Of course this solution is some kind of hack and cannot scale to a greater number of repetitions. But looking at the structure of this solution and simply generalizing the three functions we can produce a general solution:

(define (repl lst n from to)
  (define (helper lst k)
    (cond ((empty? lst) (repeat from (- n k)))
          ((eqv? (first lst) from)
           (if (= k 1)
               (cons to (helper (rest lst) n))
               (helper (rest lst) (- k 1))))
          (else (append (repeat from (- n k))
                        (cons (first lst) (helper (rest lst) n))))))    

(define (repeat x n)
  (if (= n 0)
      '()
      (cons x (repeat x (- n 1)))))

We define a function repl that takes a list, the number of copies to replace (n), the element to replace (from) and the element that must be substituted (to).

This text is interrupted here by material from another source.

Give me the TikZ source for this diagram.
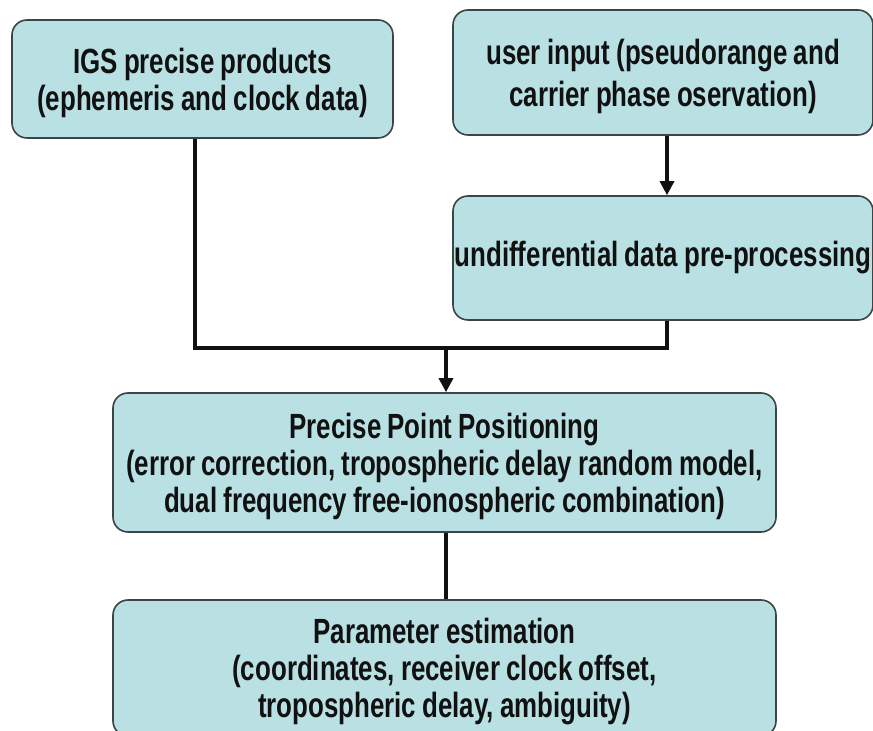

Then we define a helper function to do all the work, and that has as parameters the list to be processed and the number of copies that must be still found (k).

Each time the function encounters a copy it checks if we have finished with the number of copies and substitutes the element, restarting its work, otherwise it decrements the number of copies to find and continues.

If it founds an element different from from it recreates the list with the elements “consumed” until this point (maybe 0) with repeat and then continues its work.

Note that the previous version of the helper function had an error in the final case, when lst is null. Instead of returning simply the empty list, we must return the possibly skipped from elements.